I think this fundamental attitude difference is most apparent to voyaging yachts making port. When we pull into an island port, the people, along with their infrastructure and economy, face outward, accommodating and understanding. At their core, island cities need the sea, rely on the boats and respect the sailor.
Victoria is no exception. She’s a city tucked into the southern end of Canada’s 290-mile-long Vancouver Island. Her downtown wraps around the splendid inner harbor from which she sprung more than 150 years ago. Today that harbor remains the hub of this cosmopolitan metropolis, the provincial capital for British Columbia. More than 300,000 people live here and in the collected suburbs, but it feels tight-knit, friendly and creative. A burgeoning IT industry and the 20,000 students who attend the University of Victoria compliment the city, adding a bustle and vibe that remain after the tourists retreat for the winter.
Entering the outer harbor, a buoy advises mariners to keep right, to avoid the channel that is a runway for floatplane traffic. After following a half-mile-long string of yellow buoys past floating homes and grass-filled parks, transient moorage is front-and-center, framed by a granite causeway with both the historic Empress Hotel and Parliament Building forming a stately backdrop. Thousands of blooming annuals spell out “Welcome to Victoria” on a green-grass slope.
Victoria is a tourist mecca, but refined to the point that the horse drawn carriages and wrought-iron streetlamps blend in to the streetscape without a hint of tackiness. Union Jacks, magnificent gardens and British-styled pubs are reminders of the city’s Anglo influence.
During our visit, we enjoyed afternoon tea at the Empress Hotel, spent hours wandering the Royal British Columbia History Museum and were inspired by an IMAX film. Butchart Gardens, one of the city’s biggest tourist draws, is only a 45-minute bus ride from downtown. Our younger crew loved the petting zoo at Beacon Hill park (where peacocks wander freely), the Victoria Bug Zoo, and Miniature World, all within a very short walk of the docks.
Restaurants serve everything from wholesome baked goods to Persian to Vietnamese to Italian. On a pier between the Wharf Street docks and the sea plane terminal is a former shipping container turned into a magnet for fish-and-chips lovers. Red Fish/Blue Fish is a Victoria institution open only for lunch.

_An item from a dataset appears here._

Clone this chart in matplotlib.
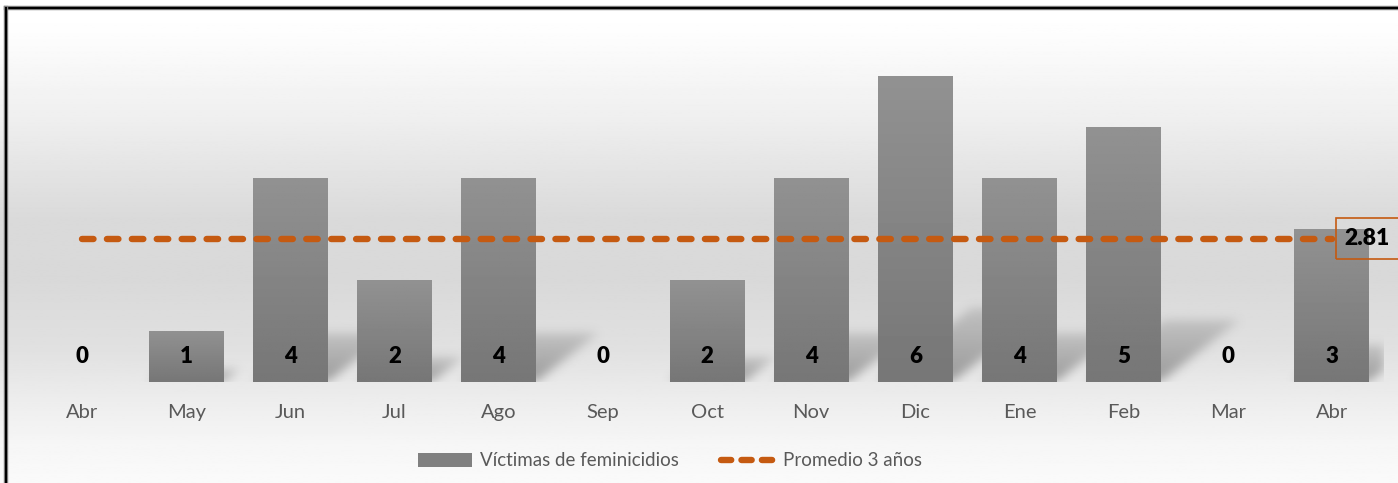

But make time because a thirty-minute wait at the take-out window is normal—and very worth it.
Moorage is cheapest during the cooler, wet months between October and May, but the dry and temperate—even hot—summer weather attracts many more boaters between June and September.
Raban may have been right about island people looking at the sea as a path to something more, but after spending time in Victoria, we continental people weren’t left wanting for much more.